No, I only listed it because of how simple it is which makes me confident I understand exactly what's going on.
The full list of opcodes is like an stdlib - you don't need to know it by heart, just know what's available and how to search the docs. The things you can and hopefully do keep in your head are what addressing modes exist, how flags affect things, how interrupts work etc'.
Better low level developers than me also understand all the concurrency stuff - what is kept in which cache when, what operations constitute which kinds of memory barriers and what guarantees do you get about the thing you just read or wrote.

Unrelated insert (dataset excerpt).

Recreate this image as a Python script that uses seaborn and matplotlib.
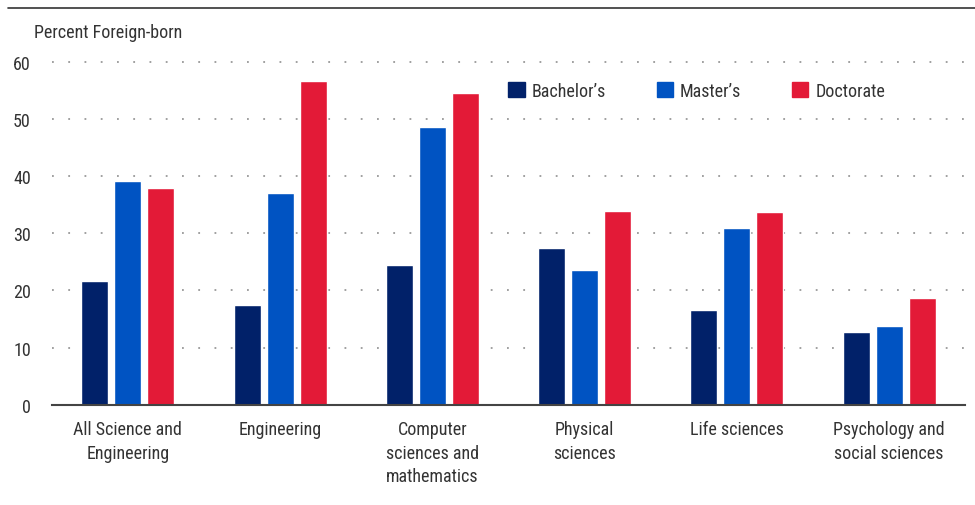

Wow, they have a C# 12 now? I wrote "old versions of C#" because I last delivered a project in C# 3.5, and honestly that was maybe 12 years ago and it was a bit arrogant of me to add it, I don't think I understand C# _that_ well.
.NET Native is dead for a long time, it’s the least important runtime flavour compared to others today because of this. IL2CPP and Mono are orthogonal and only ever relevant if you develop for Unity going forward (okay, there’s Blazor too which uses it for WASM).
No it isn't, given the extent UWP is still used on Windows given the failure of WinUI 3.0/WinAppSDK to deliver something that has feature parity with it.
Windows widgets and the new badly implemented File Explorer are probably the only WinUI 3.0 applications, the remaining stuff is still pretty much UWP, while many third parties that still care about WinRT at all, are stuck in UWP due to missing features and tooling in WinUI 3.0/WinAppSDK.
As for the rest of your remark, it doesn't change the fact that those runtimes exist and have relevant differences.
I am catching a whiff of judgement in your reply. You are the person on the team who knows the ins and outs of the language and is proud of it. You are a valuable member of the team, but I don’t want a whole team of you. There are other skills that are just as important in getting something “delivered” as knowing all the syntax.
I said there are other skills that are just as valuable that I look for when building a team. Exhaustive knowledge of a language is a perfect skill for writing docs, training, performing interviews & doing code reviews. My main point was, it is not a required skill to be a “good” developer, like you seemed to imply.
I said it's possible to keep a full model of how some languages work in my head and I find it helpful to, not that it's mandatory. I even said that I can't do it in C++ and that I've delivered C++ projects, so I don't think my phrasing implied that it's required :-)
A good developer ships high quality software. If the situation calls for it, she ships it in C++ or ECMAScript 3 or Microsoft InfoPath. Nothing else is required. Many other skills are very useful, like good communication skills or some understanding of business or math or how computer infrastructure works.
These days I seldom write code - maybe one out of 4 or 5 work days I'll spend more than half an hour typing code in a text editor - and yet having a good model in my head of how my language works, how my database works, how my caches work, how my network works, is something that's very useful to me everyday. Other talented developers I know don't have that, and I recommend most of them to spend a bit of time acquiring it because it's worth it. More talented developers than me that I know and work full time in C++ don't have it, and sadly I don't recommend they get it because I think it's beyond their abilities. I think that's a negative attribute of a language that has some other very positive attributes (like its culture of just writing code that solves problems instead of obsessing about tools and DX all day).
I just looked up >>>, it's something I'd definitely know had I delivered any Java projects.